— start —

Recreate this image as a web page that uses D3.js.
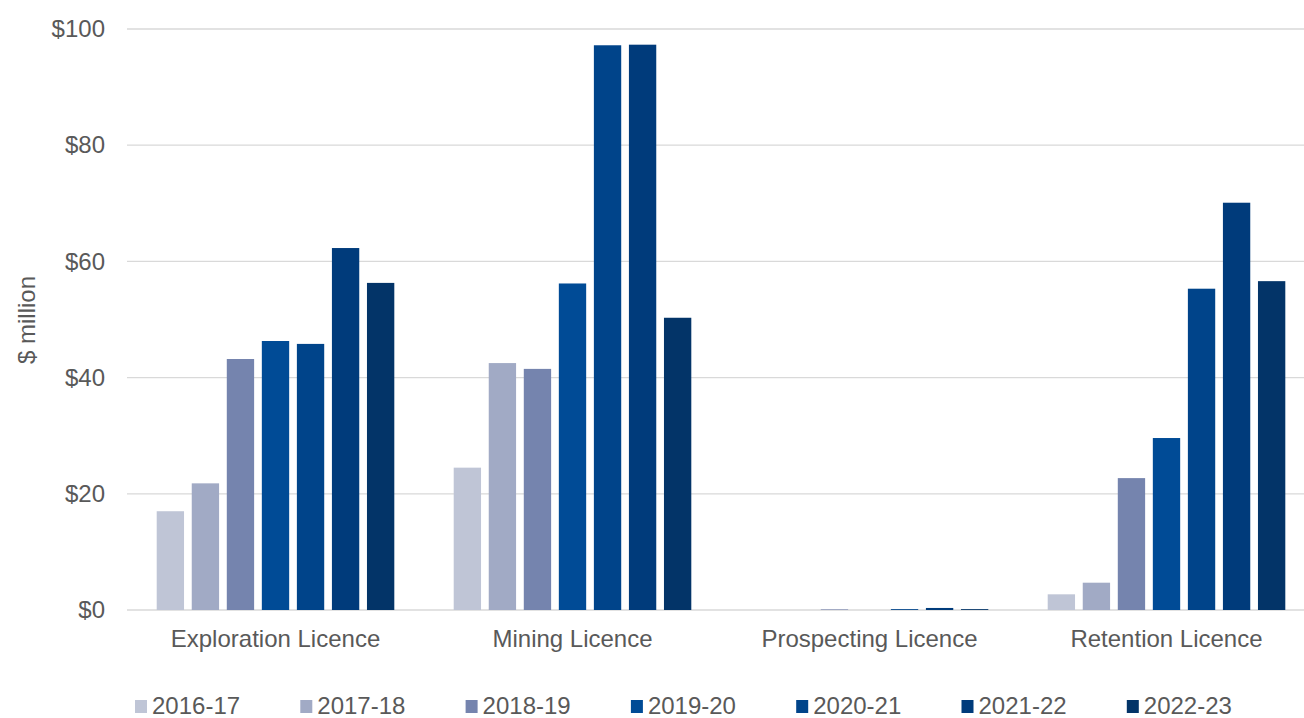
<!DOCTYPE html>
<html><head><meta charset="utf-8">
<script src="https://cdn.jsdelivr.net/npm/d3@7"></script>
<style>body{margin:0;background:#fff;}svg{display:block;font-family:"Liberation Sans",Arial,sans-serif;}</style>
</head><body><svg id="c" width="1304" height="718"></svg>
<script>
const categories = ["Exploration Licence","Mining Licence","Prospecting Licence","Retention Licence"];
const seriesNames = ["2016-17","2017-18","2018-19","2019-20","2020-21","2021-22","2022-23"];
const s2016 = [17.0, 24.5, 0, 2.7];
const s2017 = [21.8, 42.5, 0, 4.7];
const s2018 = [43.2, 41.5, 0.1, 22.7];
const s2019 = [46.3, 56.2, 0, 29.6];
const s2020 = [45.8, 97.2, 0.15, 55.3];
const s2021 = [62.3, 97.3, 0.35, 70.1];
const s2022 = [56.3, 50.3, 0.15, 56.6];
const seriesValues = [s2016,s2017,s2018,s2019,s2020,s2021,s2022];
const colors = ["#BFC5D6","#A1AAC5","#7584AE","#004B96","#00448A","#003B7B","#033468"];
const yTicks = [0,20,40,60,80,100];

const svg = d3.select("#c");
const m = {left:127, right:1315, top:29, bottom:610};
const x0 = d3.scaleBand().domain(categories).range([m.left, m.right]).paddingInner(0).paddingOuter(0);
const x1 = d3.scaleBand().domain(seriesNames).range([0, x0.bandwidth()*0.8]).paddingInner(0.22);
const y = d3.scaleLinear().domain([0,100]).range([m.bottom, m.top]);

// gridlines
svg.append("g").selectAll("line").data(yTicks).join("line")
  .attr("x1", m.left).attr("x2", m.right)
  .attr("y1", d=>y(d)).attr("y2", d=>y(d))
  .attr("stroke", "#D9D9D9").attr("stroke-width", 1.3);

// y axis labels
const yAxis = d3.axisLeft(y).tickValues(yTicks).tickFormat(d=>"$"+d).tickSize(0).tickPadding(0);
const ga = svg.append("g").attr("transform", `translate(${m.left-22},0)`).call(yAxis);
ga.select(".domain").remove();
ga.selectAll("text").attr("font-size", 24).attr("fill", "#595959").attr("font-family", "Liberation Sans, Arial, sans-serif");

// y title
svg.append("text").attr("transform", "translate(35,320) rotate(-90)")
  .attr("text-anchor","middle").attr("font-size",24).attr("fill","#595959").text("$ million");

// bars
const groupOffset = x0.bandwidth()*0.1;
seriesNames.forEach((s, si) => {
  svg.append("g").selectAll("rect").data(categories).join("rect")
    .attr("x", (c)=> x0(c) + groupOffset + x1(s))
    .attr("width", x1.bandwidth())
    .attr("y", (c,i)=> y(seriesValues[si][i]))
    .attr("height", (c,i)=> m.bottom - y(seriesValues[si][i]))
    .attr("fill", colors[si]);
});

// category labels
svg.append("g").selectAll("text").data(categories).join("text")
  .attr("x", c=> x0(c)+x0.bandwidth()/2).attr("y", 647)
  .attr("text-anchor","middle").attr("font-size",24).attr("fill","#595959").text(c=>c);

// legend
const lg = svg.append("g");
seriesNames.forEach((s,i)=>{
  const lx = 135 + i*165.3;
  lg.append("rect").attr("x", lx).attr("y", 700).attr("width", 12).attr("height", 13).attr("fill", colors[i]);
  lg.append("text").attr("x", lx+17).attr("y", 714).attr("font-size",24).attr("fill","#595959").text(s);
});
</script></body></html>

— end —

__Short task__
Output the data above without changes, apart from leaving out the pictures.

__In response__
Recreate this image as a web page that uses D3.js.
<!DOCTYPE html>
<html><head><meta charset="utf-8">
<script src="https://cdn.jsdelivr.net/npm/d3@7"></script>
<style>body{margin:0;background:#fff;}svg{display:block;font-family:"Liberation Sans",Arial,sans-serif;}</style>
</head><body><svg id="c" width="1304" height="718"></svg>
<script>
const categories = ["Exploration Licence","Mining Licence","Prospecting Licence","Retention Licence"];
const seriesNames = ["2016-17","2017-18","2018-19","2019-20","2020-21","2021-22","2022-23"];
const s2016 = [17.0, 24.5, 0, 2.7];
const s2017 = [21.8, 42.5, 0, 4.7];
const s2018 = [43.2, 41.5, 0.1, 22.7];
const s2019 = [46.3, 56.2, 0, 29.6];
const s2020 = [45.8, 97.2, 0.15, 55.3];
const s2021 = [62.3, 97.3, 0.35, 70.1];
const s2022 = [56.3, 50.3, 0.15, 56.6];
const seriesValues = [s2016,s2017,s2018,s2019,s2020,s2021,s2022];
const colors = ["#BFC5D6","#A1AAC5","#7584AE","#004B96","#00448A","#003B7B","#033468"];
const yTicks = [0,20,40,60,80,100];

const svg = d3.select("#c");
const m = {left:127, right:1315, top:29, bottom:610};
const x0 = d3.scaleBand().domain(categories).range([m.left, m.right]).paddingInner(0).paddingOuter(0);
const x1 = d3.scaleBand().domain(seriesNames).range([0, x0.bandwidth()*0.8]).paddingInner(0.22);
const y = d3.scaleLinear().domain([0,100]).range([m.bottom, m.top]);

// gridlines
svg.append("g").selectAll("line").data(yTicks).join("line")
  .attr("x1", m.left).attr("x2", m.right)
  .attr("y1", d=>y(d)).attr("y2", d=>y(d))
  .attr("stroke", "#D9D9D9").attr("stroke-width", 1.3);

// y axis labels
const yAxis = d3.axisLeft(y).tickValues(yTicks).tickFormat(d=>"$"+d).tickSize(0).tickPadding(0);
const ga = svg.append("g").attr("transform", `translate(${m.left-22},0)`).call(yAxis);
ga.select(".domain").remove();
ga.selectAll("text").attr("font-size", 24).attr("fill", "#595959").attr("font-family", "Liberation Sans, Arial, sans-serif");

// y title
svg.append("text").attr("transform", "translate(35,320) rotate(-90)")
  .attr("text-anchor","middle").attr("font-size",24).attr("fill","#595959").text("$ million");

// bars
const groupOffset = x0.bandwidth()*0.1;
seriesNames.forEach((s, si) => {
  svg.append("g").selectAll("rect").data(categories).join("rect")
    .attr("x", (c)=> x0(c) + groupOffset + x1(s))
    .attr("width", x1.bandwidth())
    .attr("y", (c,i)=> y(seriesValues[si][i]))
    .attr("height", (c,i)=> m.bottom - y(seriesValues[si][i]))
    .attr("fill", colors[si]);
});

// category labels
svg.append("g").selectAll("text").data(categories).join("text")
  .attr("x", c=> x0(c)+x0.bandwidth()/2).attr("y", 647)
  .attr("text-anchor","middle").attr("font-size",24).attr("fill","#595959").text(c=>c);

// legend
const lg = svg.append("g");
seriesNames.forEach((s,i)=>{
  const lx = 135 + i*165.3;
  lg.append("rect").attr("x", lx).attr("y", 700).attr("width", 12).attr("height", 13).attr("fill", colors[i]);
  lg.append("text").attr("x", lx+17).attr("y", 714).attr("font-size",24).attr("fill","#595959").text(s);
});
</script></body></html>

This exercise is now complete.